To strengthen the theoretical basis of FPI in TBM performance prediction, this study revealed the tool–rock interaction of TBM disc cutter by comparing a PDC bit’s rock-breaking mechanism and rock cutting tests. The theoretical FPI model for TBM was then proposed and validated by field TBM performance datasets form Yingsong water conveyance project. The main conclusions are summarized below:

  1. 1.

    Rotary torque shows a positive linear correlation with applied thrust during the cutting but is independent of rotation speed on basis of the laboratory PDC bit cutting tests and field TBM performance datasets.

  2. 2.

    The proposed theoretical models of TBMs proved that the relationship between Fn and δ remains linear, even under different drilling conditions (thrusts and rotation speeds) and different geological conditions (UCS and rock integrity),

  3. 3.

    Using multiparameter rock classification system values is more appropriate than individual factors, such as UCS or rock integrity, to build the relationships between FPI and geological conditions, because tool–rock interaction is essentially influenced by multiple rock mass properties.
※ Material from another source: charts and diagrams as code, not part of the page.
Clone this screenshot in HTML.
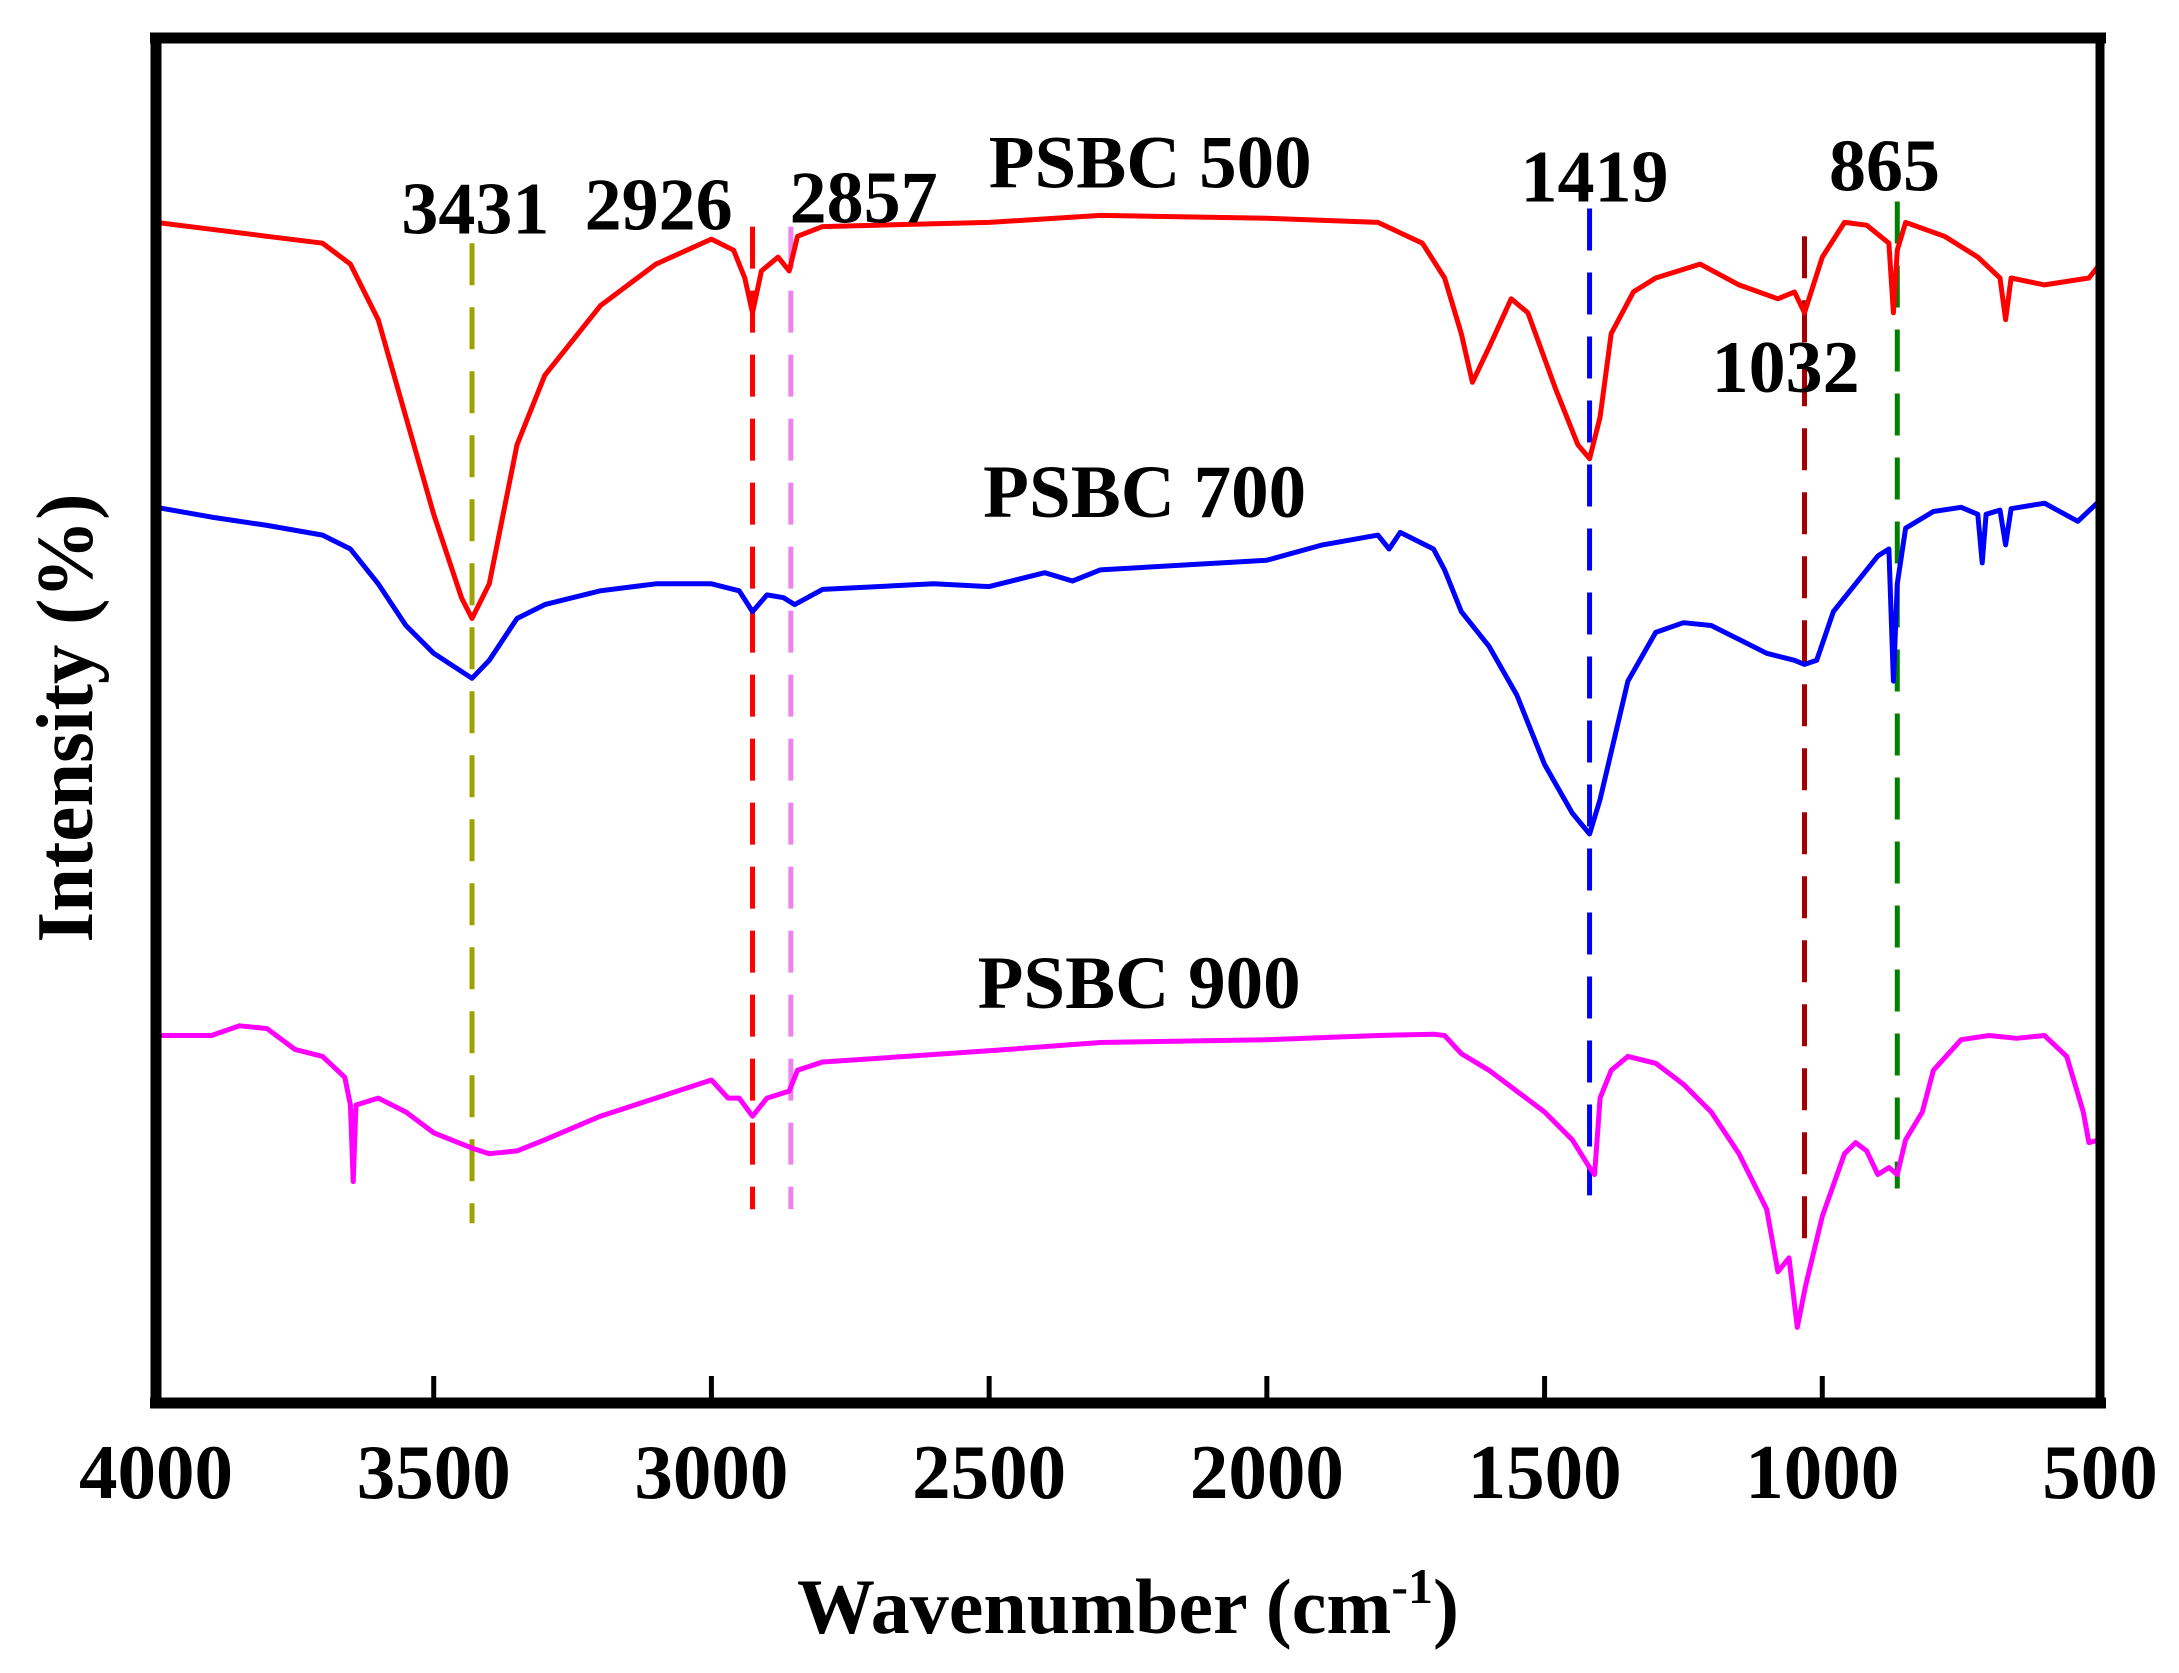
<!DOCTYPE html>
<html><head><meta charset="utf-8"><style>
html,body{margin:0;padding:0;background:#fff;}
svg{display:block;}
text{font-family:"Liberation Serif",serif;font-weight:bold;fill:#000;}
</style></head><body>
<svg id="chart" width="2179" height="1673" viewBox="0 0 2179 1673" xmlns="http://www.w3.org/2000/svg">
<rect x="0" y="0" width="2179" height="1673" fill="#fff"/>
<g id="marks"></g>
<g id="axes"></g>
</svg>
<script>
const xTicks=[4000,3500,3000,2500,2000,1500,1000,500];
const xTickLabels=["4000","3500","3000","2500","2000","1500","1000","500"];
const wn500=[4000,3900,3800,3700,3650,3600,3550,3500,3450,3431,3400,3350,3300,3200,3100,3000,2960,2940,2926,2910,2880,2860,2845,2800,2500,2300,2000,1800,1720,1680,1650,1630,1600,1560,1530,1480,1440,1419,1400,1380,1340,1300,1220,1150,1080,1050,1032,1000,960,920,880,872,865,850,780,720,680,670,660,600,520,500];
const i500=[840,835,830,825,810,770,700,630,570,555,580,680,730,780,810,828,820,800,775,805,815,805,830,837,840,845,843,840,825,800,760,725,750,785,775,720,680,670,700,760,790,800,810,795,785,790,775,815,840,838,825,775,820,840,830,815,800,770,800,795,800,810];
const wn700=[4000,3900,3800,3700,3650,3600,3550,3500,3431,3400,3350,3300,3200,3100,3000,2950,2926,2900,2870,2850,2800,2600,2500,2400,2350,2300,2000,1900,1800,1780,1760,1700,1680,1650,1600,1550,1500,1450,1419,1400,1350,1300,1250,1200,1150,1100,1050,1032,1010,980,930,900,880,872,865,850,800,750,720,712,705,680,670,660,600,540,500];
const i700=[635,628,622,615,605,580,550,530,512,525,555,565,575,580,580,575,560,572,570,565,576,580,578,588,582,590,597,608,615,605,617,605,590,560,535,500,450,415,400,425,510,545,552,550,540,530,525,522,525,560,585,600,605,510,580,620,632,635,630,595,630,633,608,634,638,625,640];
const wn900=[4000,3900,3850,3800,3750,3700,3660,3650,3645,3640,3600,3550,3500,3431,3400,3350,3300,3200,3100,3000,2970,2950,2926,2900,2860,2845,2800,2500,2300,2000,1800,1700,1680,1650,1600,1550,1500,1450,1419,1410,1400,1380,1350,1300,1250,1200,1150,1100,1080,1060,1045,1030,1000,960,940,920,900,880,865,850,820,800,750,700,650,600,560,530,520,500];
const i900=[255,255,262,260,245,240,225,205,150,205,210,200,185,174,170,172,180,197,210,223,210,210,197,210,215,230,236,244,250,252,255,256,255,242,230,215,200,180,160,155,210,230,240,235,220,200,170,130,85,95,45,75,125,170,178,172,155,160,155,180,200,230,252,255,253,255,240,200,178,180];
const lineWn=[3431,2926,2857,1419,1032,865];
const lineColors=["#a0a000","#ff0000","#ee82ee","#0000ff","#a00000","#008000"];
const lineTopI=[825,837,837,850,830,855];
const lineBotI=[120,130,130,140,95,145];
const annTexts=["3431","2926","2857","1419","1032","865"];
const annX=[3425,3095,2726,1410,1066,888];
const annI=[832,835,840,855,718,863];
const sampleNames=["PSBC 500","PSBC 700","PSBC 900"];
const sampleLabelX=[2210,2220,2230];
const sampleLabelI=[865,628,275];

const L=156,R=2100,T=38,B=1403;
function xs(w){return L+(4000-w)*(R-L)/3500;}
function ys(v){return (1000-v)*1.39;}
const NS="http://www.w3.org/2000/svg";
const marks=document.getElementById('marks'),axes=document.getElementById('axes');
function mk(tag,attrs,parent){const e=document.createElementNS(NS,tag);for(const k in attrs)e.setAttribute(k,attrs[k]);parent.appendChild(e);return e;}

lineWn.forEach((w,i)=>{
 const ln=mk('line',{x1:xs(w),x2:xs(w),y1:ys(lineTopI[i]),y2:ys(lineBotI[i]),stroke:lineColors[i],'stroke-width':5,'stroke-dasharray':'42 22'},marks);
 
 
});
function series(wn,vals,color,name){
 const d=wn.map((w,i)=>(i?'L':'M')+xs(w).toFixed(1)+' '+ys(vals[i]).toFixed(1)).join(' ');
 const p=mk('path',{d:d,fill:'none',stroke:color,'stroke-width':5,'stroke-linejoin':'round'},marks);
 
 
}
series(wn500,i500,'#ff0000','series-psbc-500');
series(wn700,i700,'#0000ff','series-psbc-700');
series(wn900,i900,'#ff00ff','series-psbc-900');

annTexts.forEach((t,i)=>{
 const e=mk('text',{x:xs(annX[i]),y:ys(annI[i]),'text-anchor':'middle','font-size':74},marks);
 e.textContent=t;
 
 
});
sampleNames.forEach((t,i)=>{
 const e=mk('text',{x:xs(sampleLabelX[i]),y:ys(sampleLabelI[i]),'text-anchor':'middle','font-size':75},marks);
 e.textContent=t;
 
 
});

let a;
a=mk('line',{x1:L-6,x2:R+6,y1:T,y2:T,stroke:'#000','stroke-width':11},axes);


a=mk('line',{x1:L-6,x2:R+6,y1:B,y2:B,stroke:'#000','stroke-width':11},axes);


a=mk('line',{x1:L,x2:L,y1:T,y2:B,stroke:'#000','stroke-width':11},axes);


a=mk('line',{x1:R,x2:R,y1:T,y2:B,stroke:'#000','stroke-width':9},axes);


xTicks.forEach((w,i)=>{
 if(i>0&&i<xTicks.length-1){
  const tk=mk('line',{x1:xs(w),x2:xs(w),y1:B,y2:B-27,stroke:'#000','stroke-width':5},axes);
  
  
 }
 const lb=mk('text',{x:xs(w),y:1498,'text-anchor':'middle','font-size':77},axes);
 lb.textContent=xTickLabels[i];
 
 
});
const xt=mk('text',{x:1128,y:1633,'text-anchor':'middle','font-size':78},axes);
xt.innerHTML='Wavenumber (cm<tspan dy="-30" font-size="50">-1</tspan><tspan dy="30">)</tspan>';


const yt=mk('text',{x:0,y:0,'text-anchor':'middle','font-size':80,transform:'translate(92,718) rotate(-90)',textLength:449,lengthAdjust:'spacingAndGlyphs'},axes);
yt.textContent='Intensity (%)';


</script>
</body></html>
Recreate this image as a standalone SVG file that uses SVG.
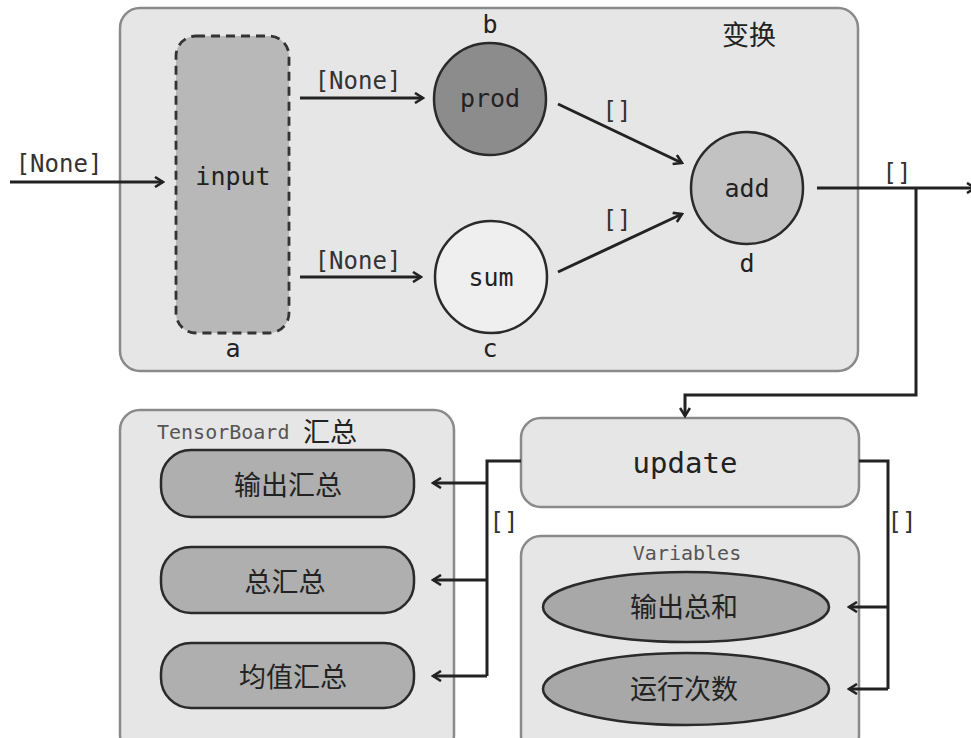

This study confirms that fully understand the tool–rock interaction mechanism is a powerful way to identify the relationships between FPI, rock mass properties, and TBM parameters for TBM performance estimation. Thus, more work should be conducted to fully understand the tool–rock interaction mechanism to allow for further development of the relationships between FPI and various rock mass properties and updating theoretical or semiempirical FPI models. Since it is challenging to update geological conditions along the tunnel in real time for FPI estimation, using advanced borehole drilling datasets from PDC bits is recommended to optimize the TBM’s boring efficiency.